You really can't cover as much ground with a text as you can with a conversation. You can't read faces if you're looking at your phone. Emojis aren't emotions.
Most troubling is what the smartphone life does to kids. Social scientists see in today's children a worrisome loss of empathy. They can't read emotions in other people's faces at the same age previous generations could. "The old conversations taught empathy," Turkle writes. "These students seem to understand each other less."
We're also losing our ability to be alone. Know how disconnected and disoriented you feel when you can't get service or you don't have your phone? We can't handle the solitude that, for all humankind's existence until now has been a source of inspiration, a balm for anxiety, a place where we connect with our deepest selves.
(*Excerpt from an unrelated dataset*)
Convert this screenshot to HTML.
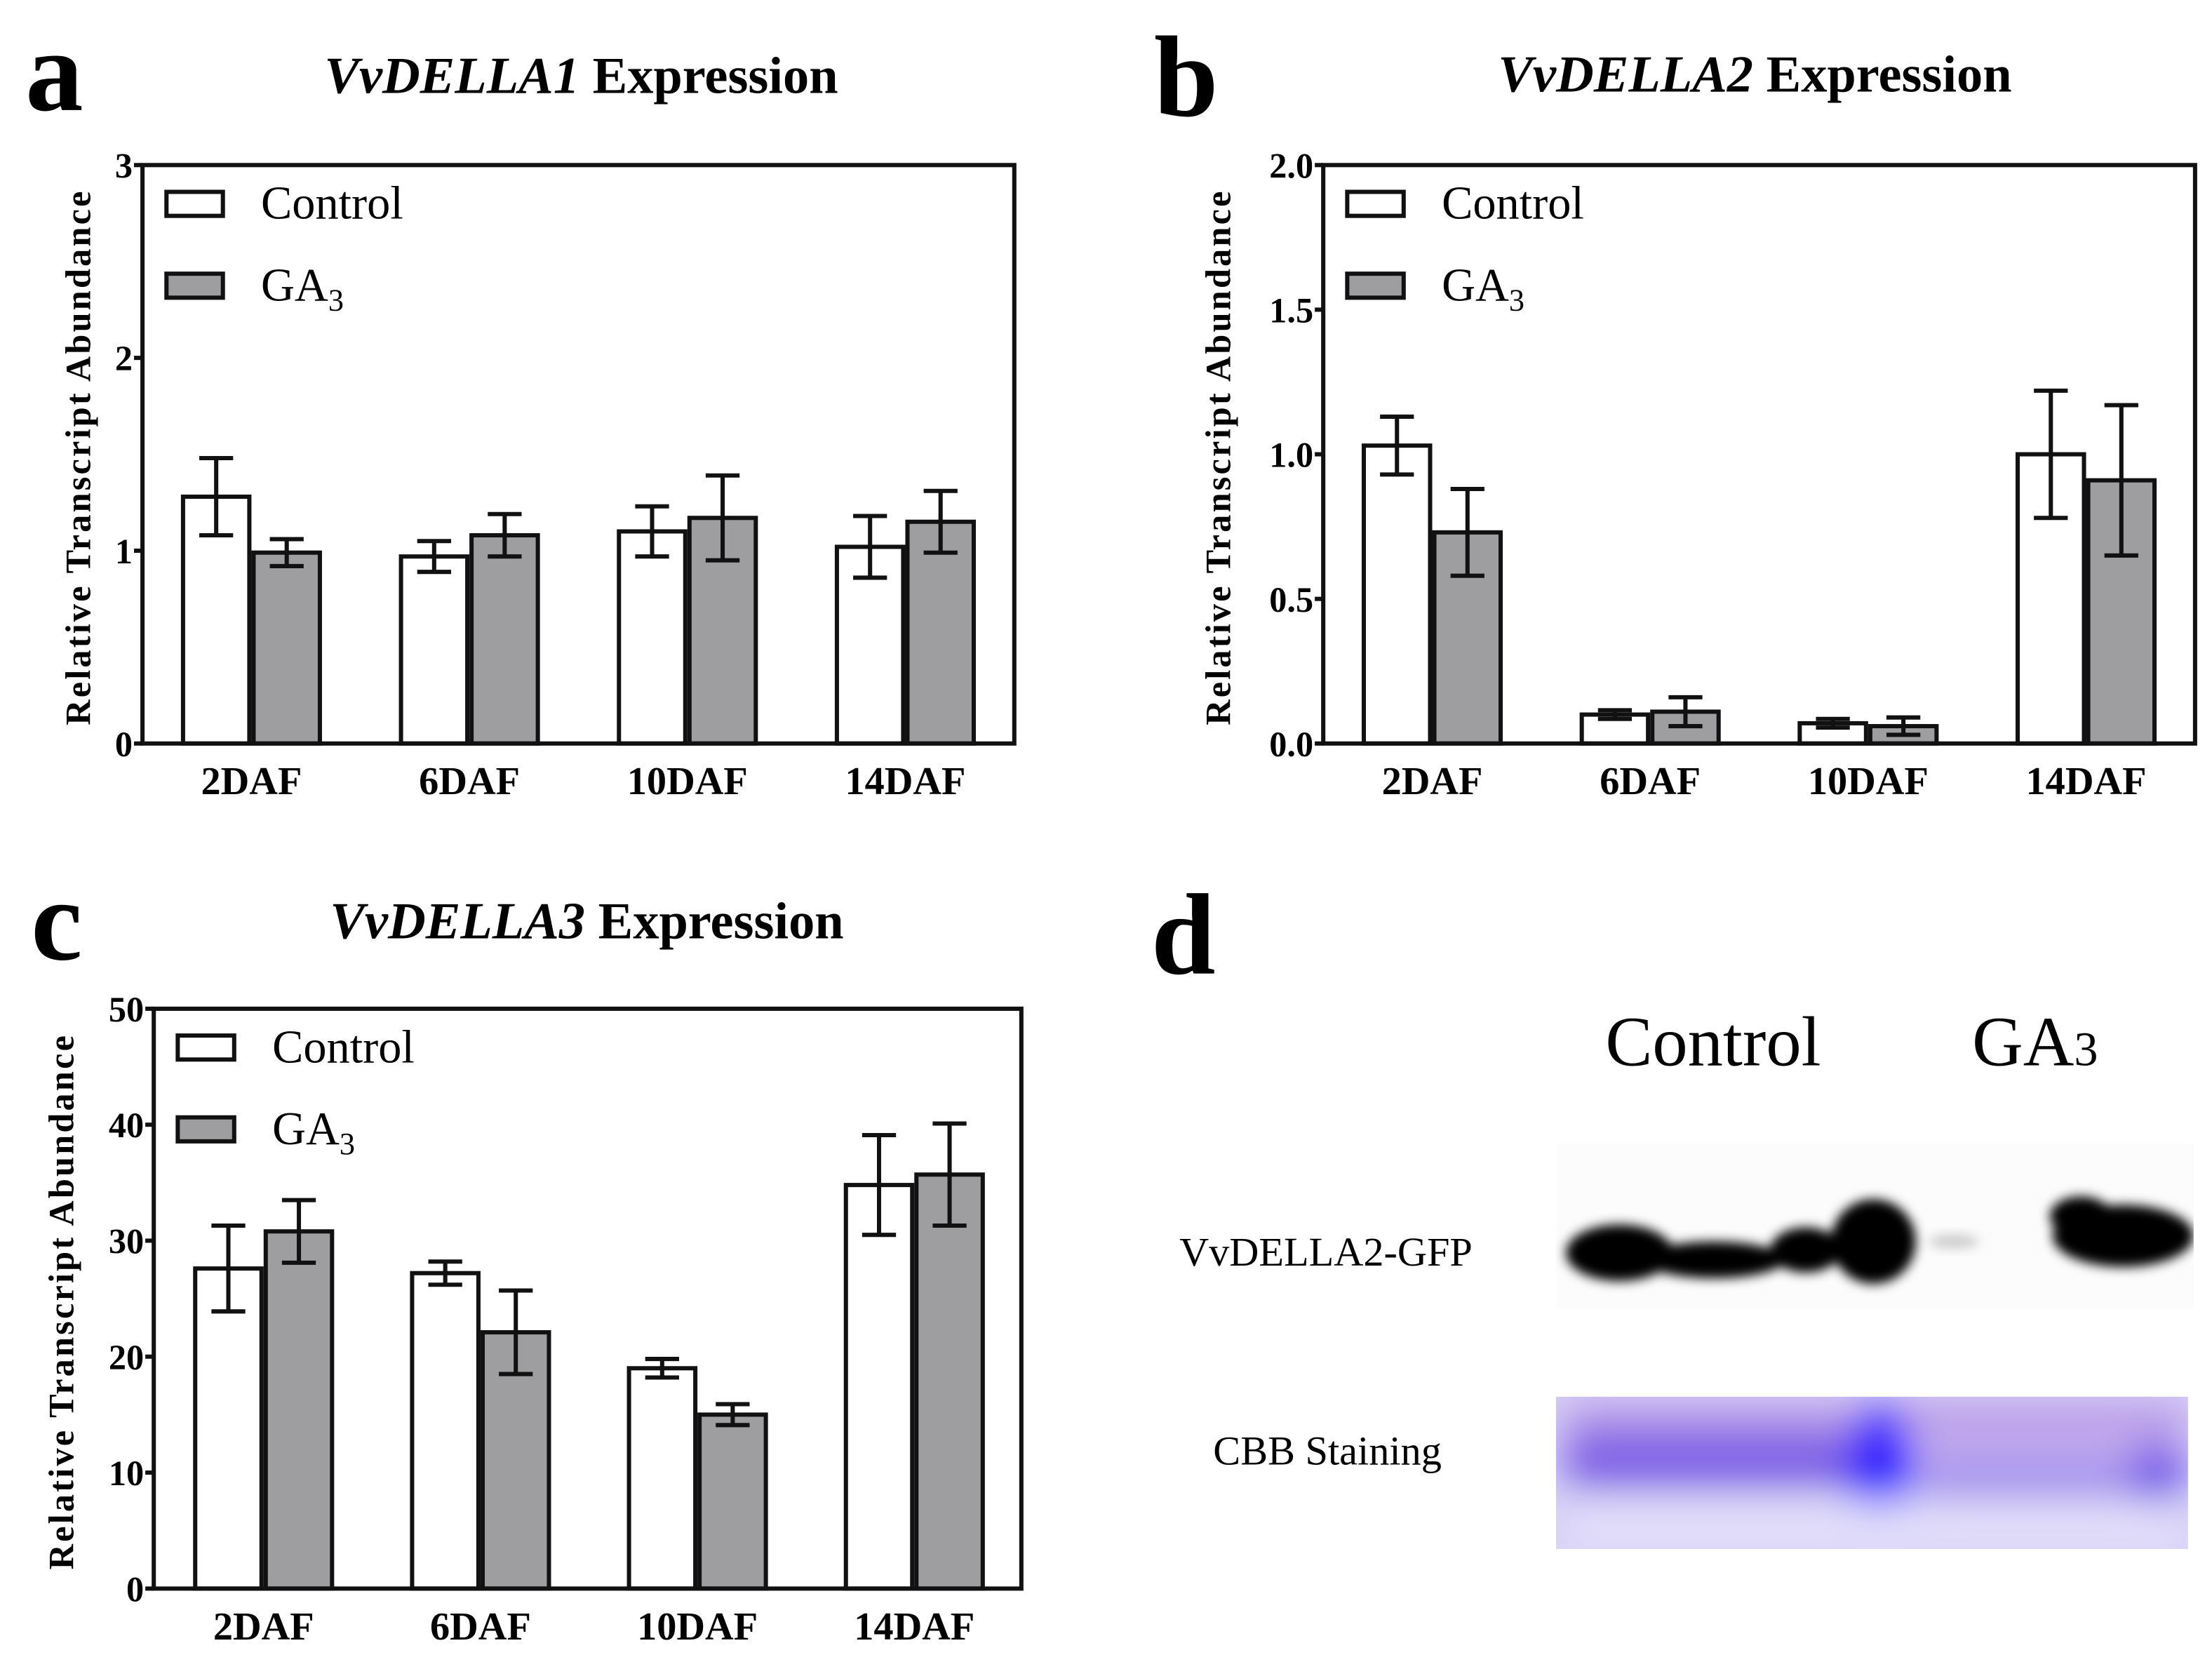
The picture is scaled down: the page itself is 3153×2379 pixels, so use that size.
<!DOCTYPE html>
<html><head><meta charset="utf-8"><style>
html,body{margin:0;padding:0;background:#fff}
svg{display:block}
text{font-family:"Liberation Serif",serif}
</style></head><body>
<svg id="fig" width="3153" height="2379" viewBox="0 0 1568 1183" preserveAspectRatio="none">
<defs>
<filter id="blur4" x="-50%" y="-50%" width="200%" height="200%"><feGaussianBlur stdDeviation="4"/></filter>
<filter id="blur15" x="-50%" y="-50%" width="200%" height="200%"><feGaussianBlur stdDeviation="14"/></filter>
<clipPath id="blotclip"><rect x="1103" y="810" width="452" height="118"/></clipPath>
<clipPath id="cbbclip"><rect x="1103" y="990" width="448" height="108"/></clipPath>
</defs>
<g id="charts"></g>
<g>
<text x="816" y="690" font-size="82" font-weight="bold">d</text>
<text x="1138" y="755" font-size="50">Control</text>
<text x="1398" y="755" font-size="50">GA<tspan font-size="34">3</tspan></text>
<text x="836" y="897" font-size="29">VvDELLA2-GFP</text>
<text x="860" y="1038" font-size="29">CBB Staining</text>
<g clip-path="url(#blotclip)">
<rect x="1103" y="810" width="452" height="118" fill="#fcfcfc"/>
<g filter="url(#blur4)" fill="#000">
<ellipse cx="1148" cy="888" rx="38" ry="20"/>
<ellipse cx="1215" cy="893" rx="50" ry="13"/>
<ellipse cx="1280" cy="886" rx="25" ry="16"/>
<ellipse cx="1328" cy="880" rx="30" ry="30"/>
<ellipse cx="1505" cy="876" rx="50" ry="22"/>
<ellipse cx="1475" cy="862" rx="22" ry="14"/>
</g>
<ellipse cx="1385" cy="880" rx="18" ry="5" fill="#ccc" filter="url(#blur4)"/>
</g>
<g clip-path="url(#cbbclip)">
<rect x="1103" y="990" width="448" height="108" fill="#d6d0f6"/>
<g filter="url(#blur15)">
<rect x="1110" y="995" width="440" height="30" fill="#b99ae8"/>
<rect x="1110" y="1015" width="230" height="40" fill="#7c5ee6"/>
<rect x="1360" y="1035" width="190" height="25" fill="#9a82ea"/>
<ellipse cx="1333" cy="1040" rx="22" ry="45" fill="#2a18ff"/>
<ellipse cx="1530" cy="1045" rx="20" ry="20" fill="#6a4fe8"/>
<rect x="1110" y="1065" width="440" height="35" fill="#e4e0fa"/>
</g>
</g>
</g>
</svg>
<script>
// ---- data ----
const categories = ["2DAF","6DAF","10DAF","14DAF"];
const seriesNames = ["Control","GA3"];
const aControl = [1.28,0.97,1.10,1.02];
const aControlErr = [0.20,0.08,0.13,0.16];
const aGA3 = [0.99,1.08,1.17,1.15];
const aGA3Err = [0.07,0.11,0.22,0.16];
const aTicks = [0,1,2,3];
const aTickLabels = ["0","1","2","3"];
const bControl = [1.03,0.10,0.07,1.00];
const bControlErr = [0.10,0.015,0.015,0.22];
const bGA3 = [0.73,0.11,0.06,0.91];
const bGA3Err = [0.15,0.05,0.03,0.26];
const bTicks = [0,0.5,1,1.5,2];
const bTickLabels = ["0.0","0.5","1.0","1.5","2.0"];
const cControl = [27.6,27.2,19.0,34.8];
const cControlErr = [3.7,1.0,0.8,4.3];
const cGA3 = [30.8,22.1,15.0,35.7];
const cGA3Err = [2.7,3.6,0.9,4.4];
const cTicks = [0,10,20,30,40,50];
const cTickLabels = ["0","10","20","30","40","50"];

const NS="http://www.w3.org/2000/svg";
const root=document.getElementById('charts');
function mk(tag,attrs,parent){const e=document.createElementNS(NS,tag);for(const k in attrs)e.setAttribute(k,attrs[k]);(parent||root).appendChild(e);return e;}

function chart(cfg){
  const g=mk('g',{});
  
  
  const L=cfg.left,R=cfg.right,T=cfg.top,B=cfg.bottom,max=cfg.max;
  const y=v=>B-(v/max)*(B-T);
  const groupW=(R-L)/4;
  const xc=i=>L+groupW*(i+0.5)+cfg.shift;
  const barW=47,gap=3;
  const lt=mk('text',{x:cfg.letterX,y:cfg.letterY,'font-size':82,'font-weight':'bold'},g);lt.textContent=cfg.id;
  
  
  const tt=mk('text',{x:cfg.titleX,y:cfg.titleY,'font-size':37,'font-weight':'bold','text-anchor':'middle'},g);
  
  
  const ts=mk('tspan',{'font-style':'italic'},tt);ts.textContent=cfg.gene;
  const ts2=mk('tspan',{},tt);ts2.textContent=' Expression';
  const series=[[cfg.ctrl,cfg.ctrlErr,'#ffffff'],[cfg.ga,cfg.gaErr,'#9e9ea0']];
  series.forEach((s,si)=>{
    categories.forEach((c,i)=>{
      const x0=si===0?xc(i)-barW-gap/2:xc(i)+gap/2;
      const r=mk('rect',{x:x0,y:y(s[0][i]),width:barW,height:B-y(s[0][i]),fill:s[2],stroke:'#111','stroke-width':3},g);
      
      
      const cx=x0+barW/2,hi=y(s[0][i]+s[1][i]),lo=y(s[0][i]-s[1][i]);
      const eb=mk('path',{d:`M${cx},${hi}V${lo}M${cx-12},${hi}H${cx+12}M${cx-12},${lo}H${cx+12}`,stroke:'#111','stroke-width':3,fill:'none'},g);
      
      
    });
  });
  const fr=mk('rect',{x:L,y:T,width:R-L,height:B-T,fill:'none',stroke:'#111','stroke-width':3},g);
  
  
  cfg.ticks.forEach((v,i)=>{
    const tk=mk('line',{x1:L-6,x2:L,y1:y(v),y2:y(v),stroke:'#111','stroke-width':3},g);
    
    
    const tl=mk('text',{x:L-7,y:y(v)+9,'font-size':25,'font-weight':'bold','text-anchor':'end'},g);
    tl.textContent=cfg.tickLabels[i];
    
    
  });
  categories.forEach((c,i)=>{
    const xl=mk('text',{x:xc(i),y:B+36,'font-size':28,'font-weight':'bold','text-anchor':'middle'},g);
    xl.textContent=c;
    
    
  });
  const yt=mk('text',{x:0,y:0,'font-size':25,'font-weight':'bold','letter-spacing':'1.6','text-anchor':'middle',transform:`translate(${cfg.yTitleX},${(T+B)/2+2}) rotate(-90)`},g);
  yt.textContent='Relative Transcript Abundance';
  
  
  const lg=mk('g',{},g);
  
  
  [['Control','#ffffff',0],['GA','#9e9ea0',58]].forEach((e,k)=>{
    const sw=mk('rect',{x:L+17,y:T+19+e[2],width:40,height:17,fill:e[1],stroke:'#111','stroke-width':3},lg);
    
    
    const t=mk('text',{x:L+84,y:T+38+e[2],'font-size':33},lg);
    t.textContent=e[0];
    if(k===1){const s=mk('tspan',{'font-size':22,dy:7},t);s.textContent='3';}
    
    
  });
}
chart({id:'a',gene:'VvDELLA1',left:101,right:719,top:117,bottom:527,max:3,shift:0,ctrl:aControl,ctrlErr:aControlErr,ga:aGA3,gaErr:aGA3Err,ticks:aTicks,tickLabels:aTickLabels,letterX:18,letterY:78,titleX:412,titleY:66,yTitleX:64});
chart({id:'b',gene:'VvDELLA2',left:938,right:1556,top:117,bottom:527,max:2,shift:0,ctrl:bControl,ctrlErr:bControlErr,ga:bGA3,gaErr:bGA3Err,ticks:bTicks,tickLabels:bTickLabels,letterX:818,letterY:82,titleX:1244,titleY:65,yTitleX:872});
chart({id:'c',gene:'VvDELLA3',left:109,right:724,top:715,bottom:1126,max:50,shift:1,ctrl:cControl,ctrlErr:cControlErr,ga:cGA3,gaErr:cGA3Err,ticks:cTicks,tickLabels:cTickLabels,letterX:22,letterY:680,titleX:416,titleY:665,yTitleX:52});
</script>
</body></html>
Turkle reports that, if you get kids away from their phones for even a few days, they open up to the experiences of solitude, self-reliance and face-to-face fellowship. She cites a study of children deprived of their devices at an outdoors camp. After five days, researchers found measurable improvement in their ability to interpret the emotions of actors in video scenes. "What fostered these new empathic responses? They talked to one another," she writes.
We may already be seeing a cultural response to the technological challenge. There's an increased interest in "mindfulness" techniques for getting back in touch with our inner selves, as well as massage, yoga and other pursuits that focus on physical, not digital, experience.
We aren't getting rid of our smartphones – you'd need a crowbar to pry mine from my hands – but we need to develop social norms that keep them from becoming our masters. We can charge our phones in another room overnight. We can keep phones away from the dinner table, or even institute phone-free Sundays.
The digital age offers wonderful advances - unlimited access to information, liberation from geographical isolation, the ability to connect with like-minded people around the world. But there is a powerful magic in our new phones. If we don't watch out, they may turn us into zombies.